2011年6月18日星期六

Gingerly, Medvedev Seeks a Little Distance From Putin

ST. PETERSBURG, Russia — With the country’s next presidential election scheduled for March, the incumbent, Dmitri A. Medvedev, complicated the riddle at the center of Russian politics by delivering a speech on Friday that implied criticism of his predecessor and presumed rival for the job, Prime Minister Vladimir V. Putin.


In the speech, an address to foreign investors and heads of state at an economic forum here, Mr. Medvedev warned of a new era of stagnation if the state continued to control the Russian economy. And he spoke, as he has before, of the inherent risks in a political system built around one man’s personality.


“We should say goodbye to bad habits,” Mr. Medvedev said after describing government meddling in the economy when Mr. Putin was president from 2000 until 2008. He did not, however, mention Mr. Putin by name.


Throughout the speech, Mr. Medvedev veered repeatedly toward staking out an independent position, but would pull back before making explicit any substantive disagreement with Mr. Putin.


Investors like those in attendance on Friday carefully parse Mr. Medvedev’s public comments for just this type of delicate positioning, because he is seen as occupying a politically precarious spot this summer.


To emerge from Mr. Putin’s shadow and become a credible candidate in the eyes of urban middle-class voters, his core constituency, Mr. Medvedev needs to demonstrate his independence. But he must take care not to appear openly disloyal to the man who is considered the most powerful in Russia.


Mr. Putin and Mr. Medvedev have said that they will reach an agreement privately on which of them will run for president next year, and Kremlin officials say the announcement will come in September or October.


Mr. Medvedev used the occasion of the economic forum to highlight his credentials as a liberal reformer.


“If everything starts to work on a signal from the Kremlin — we have all been there, and I know from personal experience — it means the system is unsustainable and must be organized around an individual,” he said. “This is bad. It means the system should be changed.”


Remarking on the practice of state companies bulking up on assets, which was common during Mr. Putin’s presidency, Mr. Medvedev said, “There could be another stagnation hiding behind the so-called stability.”


“Private entrepreneurs should rule the Russian economy,” he said, adding, “Economies are like parachutes: they only work when they are open.”


Internal Kremlin politics have seeped into the public sphere several times this year, often in the form of Mr.

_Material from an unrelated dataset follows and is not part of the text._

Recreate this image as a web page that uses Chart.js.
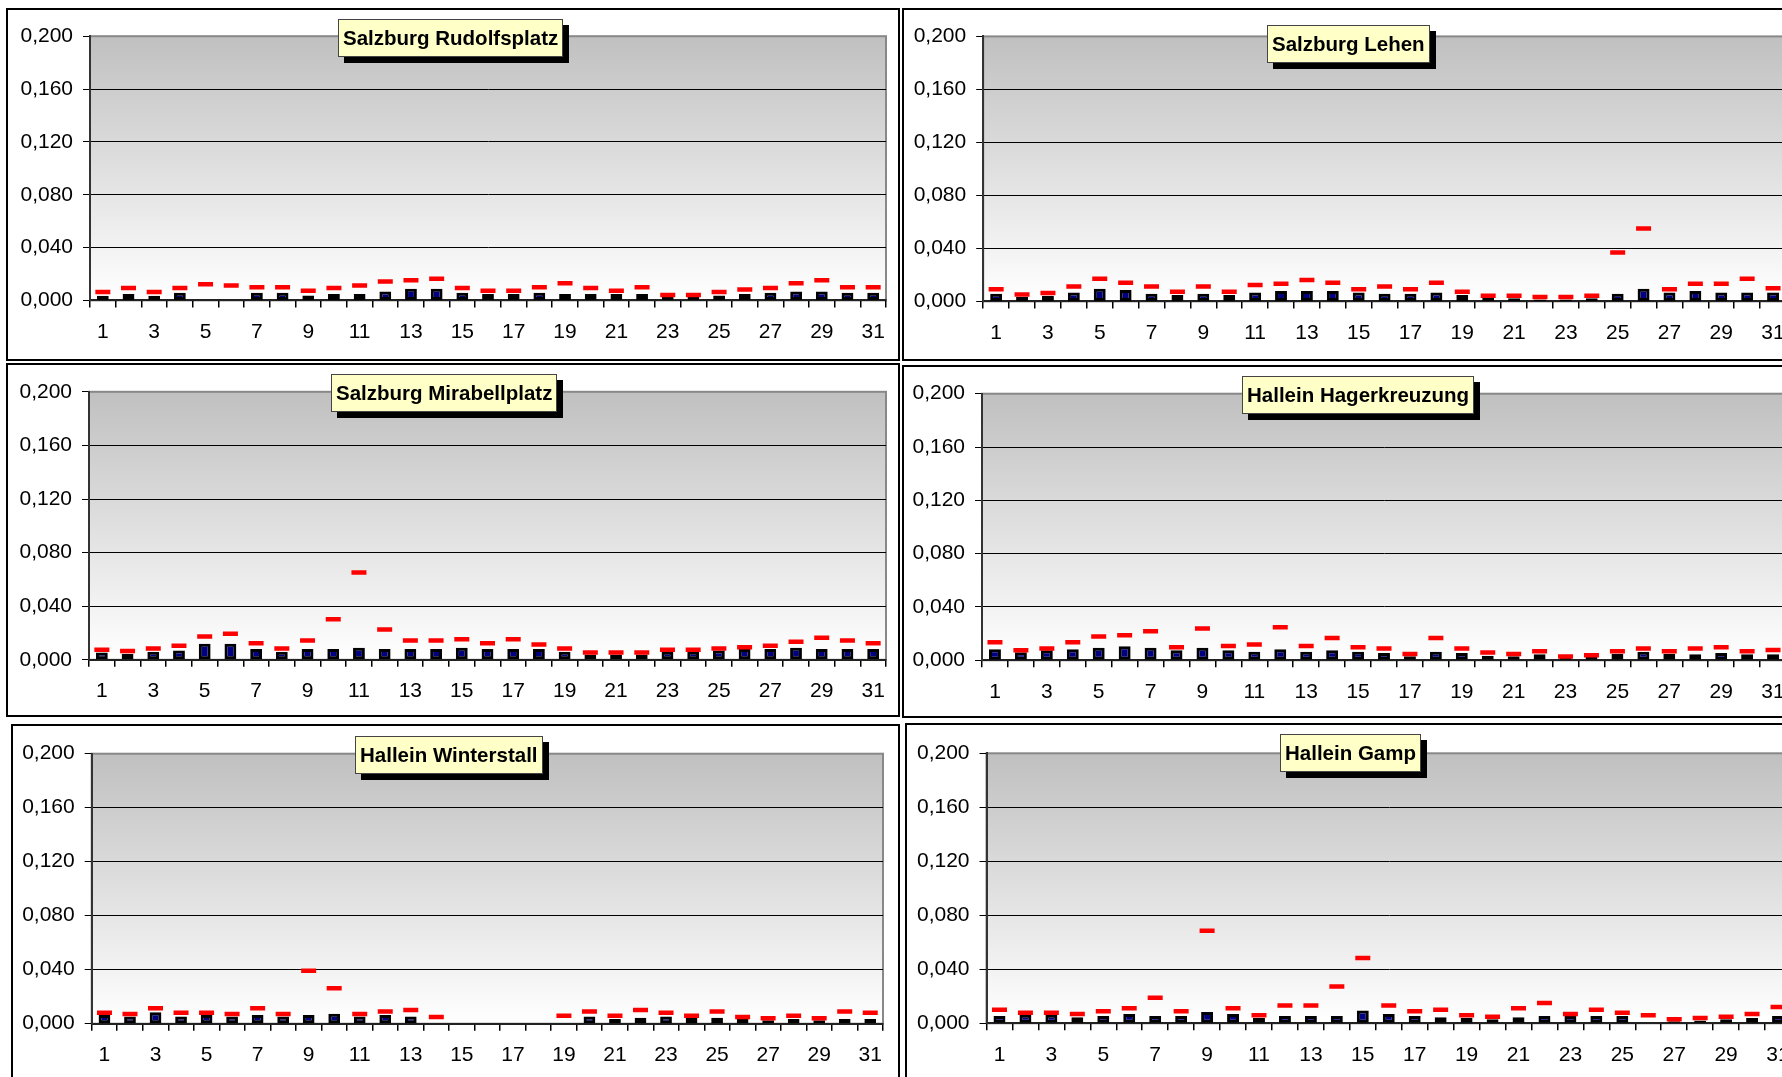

Medvedev responding to comments by Mr. Putin with a retort so mild that it might go unnoticed in other countries, but is seized on here as important.


Daniel Treisman, a political science professor at the University of California, Los Angeles, described Mr. Medvedev’s maneuverings as “a passive-aggressive verbal strategy” for expressing his political views.


The divergence in their public positions also suggests that they are trying to appeal to different audiences, Mr. Treisman said. Mr. Medvedev is more popular with Western leaders and foreign investors of the type attending the economic forum, where the president traditionally delivers an economic policy speech.


This year, the message seemed mostly that Mr. Medvedev disagreed with Mr. Putin on economic policy. “Medvedev hints he is very upset about something, but nothing ever comes of it,” Mr. Treisman said.


There are occasional hints of a more substantive breach. This week, the newspaper Vedemosti reported that Mr. Medvedev had fired Aleksei Anichin, a deputy interior minister and one of Russia’s most senior police officials. Mr. Anichin was a classmate of Mr. Putin’s.


The Russian government is trying to sell $30 billion worth of shares in state companies that it intends to privatize. The chief executives of Citigroup and Bank of America, Vikram S. Pandit and Brian T. Moynihan, were among those in St. Petersburg this week to discuss the opportunities. Speaking of his economic agenda, Mr. Medvedev said, “This project should be realized regardless of who occupies which job in our country for the next few years.”


He then offered this riddle: “I will guarantee this personally, as the president of the state, together with my colleagues.” It was hard to see how he could do that without winning another term in office.